Sean Cubitt sean.cubitt at unimelb.edu.au
Mon Jul 23 23:19:37 EST 2012

A brief aside on scott's brief aside

There's certainly something psychoanalytic; and it certainly involves the
screen metaphor: but it may be that our screen architectures are more
involved with the repetition compulsion, the entropic side of the instinct
to order our environments. The repetitive iteration of pixels is noise,
like any repetition: in this it is a map of Flusser's idea of human
photographers as functionaries of the photographic apparatus; only now
each pixel is subject to the logic of running through all possible
options. The process is only abbreviated by reducing 'redundant'
differences through codec organisation in blocks, macroblocks and Groups
of Blocks. This is how to understand the screen metaphor as akin to
Freud's 'screen memories', which in psychoanalysis stand between
consciousness and traumatic repressed memories.

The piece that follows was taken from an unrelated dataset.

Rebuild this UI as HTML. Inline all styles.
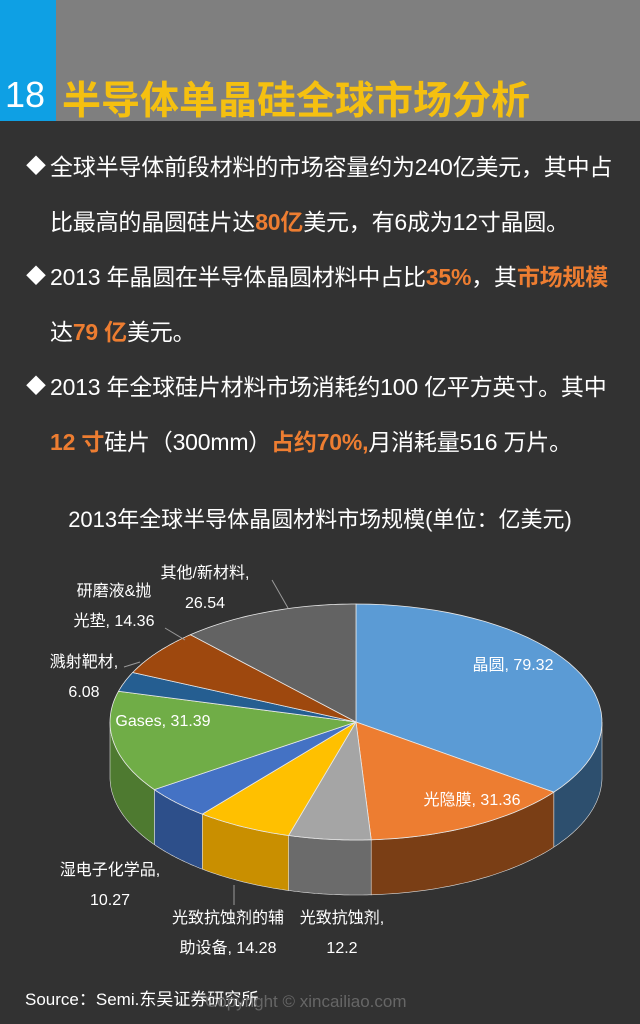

In some respects, screens operate on our behalf the same repression of
trauma as would otherwise be done by the unconscious. One question then is
about the socialisation (and automation) of unconscious processes

The second concerns the reaction against socialised and automated
repression. The cost of repressing traumatic memories is, as Agamben
argues in the book on Method, is to repress experience, repress in effect
the present. The reaction, from Heidegger to new age 'mindfulness', is to
return to presence. But the presence to which we return  is (newly)
anthropocentric, shaped by its passage through automation, and deprived of
both memory (because it is the fruit of repression) and therefore of the
kind of processual temporality which creates virtuality - orientation
towards the future.

In response to this reaction, screen media have seized upon a limited
conception of the virtual as their proper domain: the production of
imaginary scenarios, as ever a proper function of consciousness, but in
contemporary media presented increasingly not as possible futures but as
alternate worlds - ie without the utopian potential (which would of course
require the kind of future-orientation which produces also anxiety).

Screens screen us from trauma and anxiety, but in doing so can only filter
the imagination of perpetual presence.

(it isn't the grid as such, though that is a challenge, but the
transitions between ubiquity and universality that are the problem

On 23/07/2012 04:52, "Scott Mcquire" <mcquire at unimelb.edu.au> wrote:

>A brief aside to Sean
>"In the scanned screen, completion is permanently held out as presence,
>permanently denied -- a dialectic of the unstable attept to construct a
>permanent present."
>Sounds a bit like the screen as desire in the Lacanian of lack?